Friday, December 02, 2005

Volcanoes of Ice


What you are seeing is an errupting ice volcano on Enceladus, a moon of Saturn. It is thought that the powerful eruption deposits ice particles in one of Saturn's outer rings. This image was taken by Cassini last week.

ETA I thought I should add this snip to clarify (taken from As an artist, I hear something like "ice volcano" (or its uber-cool techie term "cryovolcanism") and I get inspired, excited, etc. But I don't wish to misinform (the scientist in me):

"At present, it is not clear if the plume particles emanating from the south pole arises because of water vapor escaping from warm ice that is exposed to the surface. Another possibility is that at some depth beneath the surface, the temperatures are hot enough for water to become liquid, which then, under pressure, escapes to the surface like a cold Yellowstone geyser. "
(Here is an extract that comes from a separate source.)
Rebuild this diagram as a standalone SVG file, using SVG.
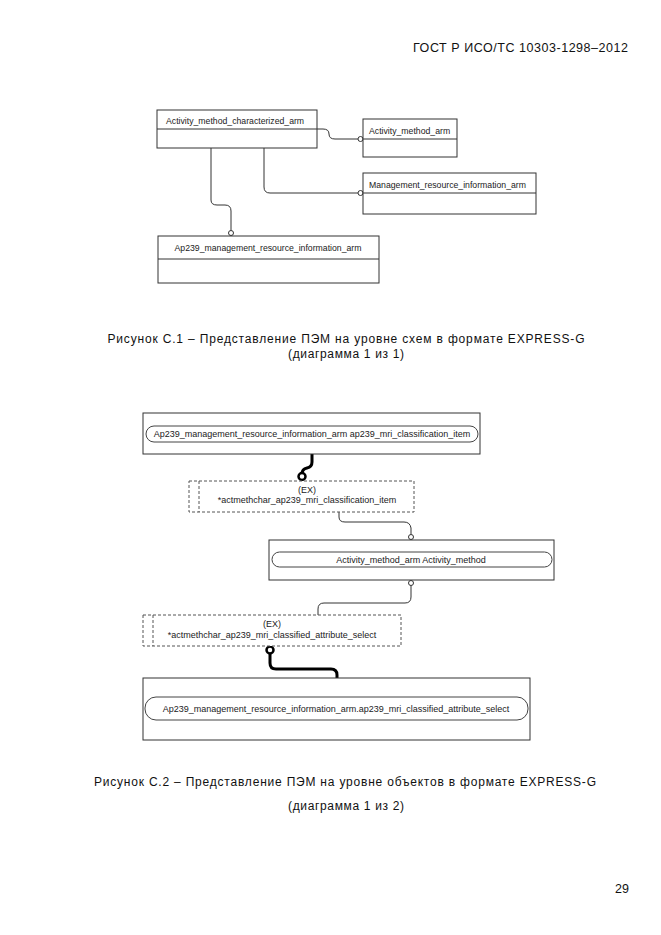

Image credit: NASA/JPL/Space Science Institute.


owen said...

Cool ! Very very very cool. I know I know.

Anonymous said...

If underneath the surface it might be hot then why is there ice on the surface of the moon? Is it because there is no true atmosphere to protect the surface from the freezing void of space?

sea dot said...

Yep- that's exactly right (if that's the reason for the geyser). The little sunlight that Enceladus gets doesn't get trapped by greenhouse gases the way it does here. It does very little to warm the planet up. If we had no atmosphere, we'd be pretty cold, too, even if our volcanoes were still erupting from a hot core.